╔══

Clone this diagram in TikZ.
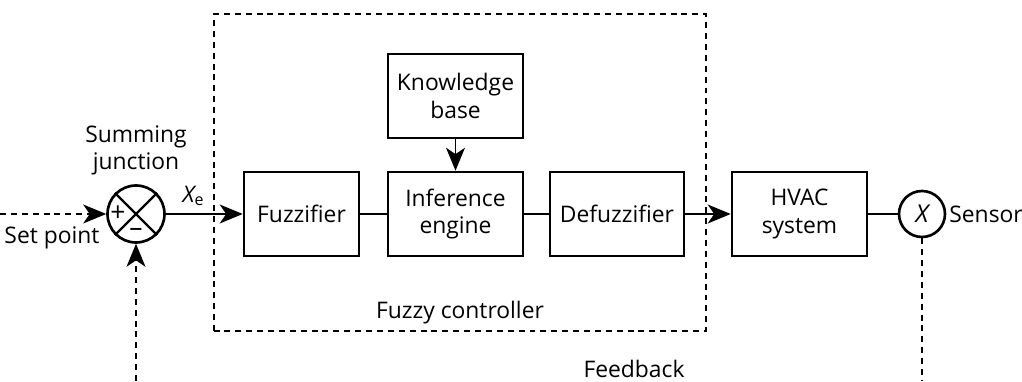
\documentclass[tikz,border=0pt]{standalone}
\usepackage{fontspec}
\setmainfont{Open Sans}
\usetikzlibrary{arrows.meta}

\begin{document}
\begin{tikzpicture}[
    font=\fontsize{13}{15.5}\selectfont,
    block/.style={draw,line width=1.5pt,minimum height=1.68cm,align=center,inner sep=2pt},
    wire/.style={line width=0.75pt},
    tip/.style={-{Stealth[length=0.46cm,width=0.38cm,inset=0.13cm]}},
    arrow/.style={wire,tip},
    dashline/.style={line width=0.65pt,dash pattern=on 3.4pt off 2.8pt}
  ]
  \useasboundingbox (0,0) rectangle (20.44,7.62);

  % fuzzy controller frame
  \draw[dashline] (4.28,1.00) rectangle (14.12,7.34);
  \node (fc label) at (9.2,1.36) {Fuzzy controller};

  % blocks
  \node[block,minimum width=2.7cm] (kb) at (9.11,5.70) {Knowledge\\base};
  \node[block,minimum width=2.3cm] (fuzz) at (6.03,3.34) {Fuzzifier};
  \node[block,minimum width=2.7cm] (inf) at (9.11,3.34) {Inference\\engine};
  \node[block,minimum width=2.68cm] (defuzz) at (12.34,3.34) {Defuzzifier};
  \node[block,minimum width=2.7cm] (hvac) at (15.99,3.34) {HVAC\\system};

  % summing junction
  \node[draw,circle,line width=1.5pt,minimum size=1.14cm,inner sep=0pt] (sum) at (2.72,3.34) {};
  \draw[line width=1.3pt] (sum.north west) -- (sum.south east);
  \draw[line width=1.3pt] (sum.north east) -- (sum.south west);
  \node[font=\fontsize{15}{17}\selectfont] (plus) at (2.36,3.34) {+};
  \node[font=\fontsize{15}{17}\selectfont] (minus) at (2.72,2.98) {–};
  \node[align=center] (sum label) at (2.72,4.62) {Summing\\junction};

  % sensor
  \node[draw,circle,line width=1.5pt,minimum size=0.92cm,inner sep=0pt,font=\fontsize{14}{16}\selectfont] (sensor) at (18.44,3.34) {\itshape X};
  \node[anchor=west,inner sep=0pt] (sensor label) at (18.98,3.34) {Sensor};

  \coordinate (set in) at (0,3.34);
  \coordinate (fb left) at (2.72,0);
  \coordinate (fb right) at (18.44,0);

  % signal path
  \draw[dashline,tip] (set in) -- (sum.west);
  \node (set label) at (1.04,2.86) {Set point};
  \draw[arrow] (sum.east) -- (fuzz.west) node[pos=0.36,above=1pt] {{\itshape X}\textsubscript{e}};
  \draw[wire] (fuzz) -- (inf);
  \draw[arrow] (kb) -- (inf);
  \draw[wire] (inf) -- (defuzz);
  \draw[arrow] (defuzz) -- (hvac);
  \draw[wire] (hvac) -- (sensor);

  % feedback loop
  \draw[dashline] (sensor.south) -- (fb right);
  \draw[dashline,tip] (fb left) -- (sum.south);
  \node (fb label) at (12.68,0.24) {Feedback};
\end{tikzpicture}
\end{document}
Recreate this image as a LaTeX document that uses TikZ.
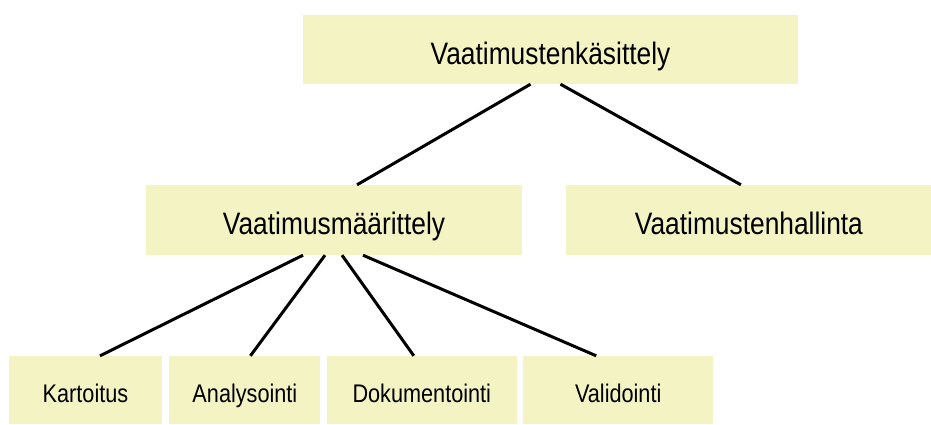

╚══

* TASK STATEMENT *
Find the lines containing "this" and pull them out.

* EXERCISE RESPONSE *
Clone this diagram in TikZ.
Recreate this image as a LaTeX document that uses TikZ.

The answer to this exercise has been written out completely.